So far in this series we’ve looked at how negative self talk leads to a changing perception of the relationship and your partner. How social pressures then pick up and lead one even further along that path and now, in our final post, I’d like to look at how what I call “inertia” can complete the process or “conveyor belt” that leads to a divorce.
What I am calling inertia is a tendency for things to continue to go from bad to worse once the process gets started. It’s partially due to the inner feedback loop that is going on in your own mind as you continue to engage in negative self talk. As pointed out in the earlier post if you are dwelling on someone’s faults, convincing yourself that they are causing you to suffer and harboring anger towards them accordingly then it is going to be reflected in your behavior towards them. Naturally they are going to be hurt, puzzled and upset themselves and will respond as we all do – by becoming defensive. Thus begins the downward trend of a relationship increasingly defined by negativity and suspicion.

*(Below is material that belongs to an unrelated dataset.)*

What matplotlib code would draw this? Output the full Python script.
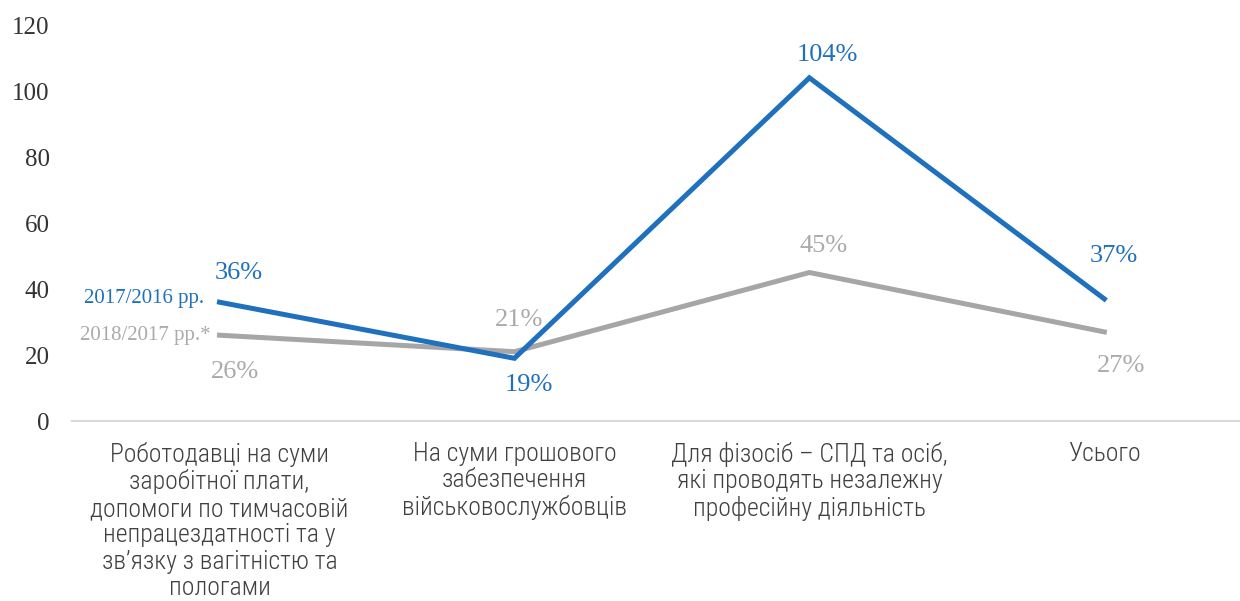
import matplotlib
matplotlib.use("Agg")
import matplotlib.pyplot as plt
from matplotlib import font_manager

categories = [
    "Роботодавці на суми\nзаробітної плати,\nдопомоги по тимчасовій\nнепрацездатності та у\nзв’язку з вагітністю та\nпологами",
    "На суми грошового\nзабезпечення\nвійськовослужбовців",
    "Для фізосіб – СПД та осіб,\nякі проводять незалежну\nпрофесійну діяльність",
    "Усього",
]
series_names = ["2017/2016 рр.", "2018/2017 рр.*"]
blue_vals = [36, 19, 104, 37]
gray_vals = [26, 21, 45, 27]
yticks = [0, 20, 40, 60, 80, 100, 120]

names = {f.name for f in font_manager.fontManager.ttflist}
cat_font = ["Liberation Sans Narrow"] if "Liberation Sans Narrow" in names else ["Roboto Condensed", "Liberation Sans"]
serif_font = ["Liberation Serif", "DejaVu Serif"]

BLUE = "#1F70BD"
GRAY = "#A6A6A6"
GRAY_TXT = "#AAAAAA"

fig = plt.figure(figsize=(12.4, 6.01), dpi=100)
W, H = 1240, 601
ax = fig.add_axes([72 / W, (H - 421) / H, 1 - 72 / W, (421 - 25) / H])

x = list(range(len(categories)))
ax.plot(x, blue_vals, color=BLUE, lw=3.6, solid_joinstyle="miter", zorder=3)
ax.plot(x, gray_vals, color=GRAY, lw=3.6, solid_joinstyle="miter", zorder=2)

ax.set_xlim(-0.5, 3.46)
ax.set_ylim(0, 120)
ax.set_yticks(yticks)
ax.set_yticklabels([str(v) for v in yticks], fontfamily=serif_font, fontsize=18, color="#333333")
ax.tick_params(axis="y", length=0, pad=16)
ax.set_xticks(x)
ax.set_xticklabels(categories, fontfamily=cat_font, fontsize=18.5, fontweight="light",
                   color="#404040", linespacing=1.13)
ax.tick_params(axis="x", length=0, pad=15)
for s in ["top", "right", "left"]:
    ax.spines[s].set_visible(False)
ax.spines["bottom"].set_color("#D9D9D9")
ax.spines["bottom"].set_linewidth(1.5)

blue_off = [(19, 29), (14, -27), (18, 23), (9, 43)]
gray_off = [(16, -37), (5, 32), (14, 27), (17, -34)]
for i in x:
    ax.annotate(f"{blue_vals[i]}%", (i, blue_vals[i]), xytext=blue_off[i], textcoords="offset pixels",
                ha="center", va="center", fontsize=19, color=BLUE, fontfamily=serif_font)
    ax.annotate(f"{gray_vals[i]}%", (i, gray_vals[i]), xytext=gray_off[i], textcoords="offset pixels",
                ha="center", va="center", fontsize=19, color=GRAY_TXT, fontfamily=serif_font)

ax.annotate(series_names[0], (0, blue_vals[0]), xytext=(-15, 4), textcoords="offset pixels",
            ha="right", va="center", fontsize=15, color=BLUE, fontfamily=serif_font)
ax.annotate(series_names[1], (0, gray_vals[0]), xytext=(-9, 0), textcoords="offset pixels",
            ha="right", va="center", fontsize=15, color=GRAY_TXT, fontfamily=serif_font)

fig.savefig("out.png", dpi=100, facecolor="white")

Inertia builds further as we begin to feel the social pressure of others with whom we’ve shared our frustrations. The sympathy and encouragement they supply feels great but can carry with it an almost subconscious sense of obligation to “DO SOMETHING” about your predicament. After all you’ve complained about how bad it is and now if you don’t do something to get yourself out of the situation you’ll look like a coward or worse to your “friends”.
Finally inertia takes on a life of its own as you begin to act on these internal and external influences. You start making concrete steps or plans in preparation for a divorce and with each step the reality becomes more and more fixed. I’ve experienced this myself during one of my divorces; with each preparation I made it seemed increasingly inescapable. While at the start I felt a little unsure of myself and maybe a bit like I was jumping the gun – by the time I’d spoken with a lawyer and opened up a personal bank account I had no doubts that things “had” to end in divorce. I suppose there is a sense that you are committing to a plan of action or maybe the concrete steps just solidify all the self talk and outside “advice”. Whatever the reason the act of doing something real other than talking or thinking about it seems to put the whole thing into free fall; a freefall that ends in divorce.
Looking then at the whole conveyor belt effect and the different factors that go into it I think what holds true is that the best place to stop a divorce and preserve a relationship is long before we start making preparations and long before we start complaining to our friends. I think maybe the best time is the first time you catch yourself engaging in that negative self-talk, dwelling on your partner’s faults and shortcomings.
Do we ignore problems in the marriage or relationship? Absolutely not, problems have to be addressed and resolved. Too, it may be that our partner will choose not to change or adapt of grow and that their behavior will become destructive to ourselves or our children . . . there ARE times when divorce truly IS inevitable. But from what I’ve experienced myself or seen play out in the lives of those around me there are a lot of marriages which fail because one or both partners got onto the conveyor belt and never got off. I hope this series has been a help and maybe given a few readers something to consider.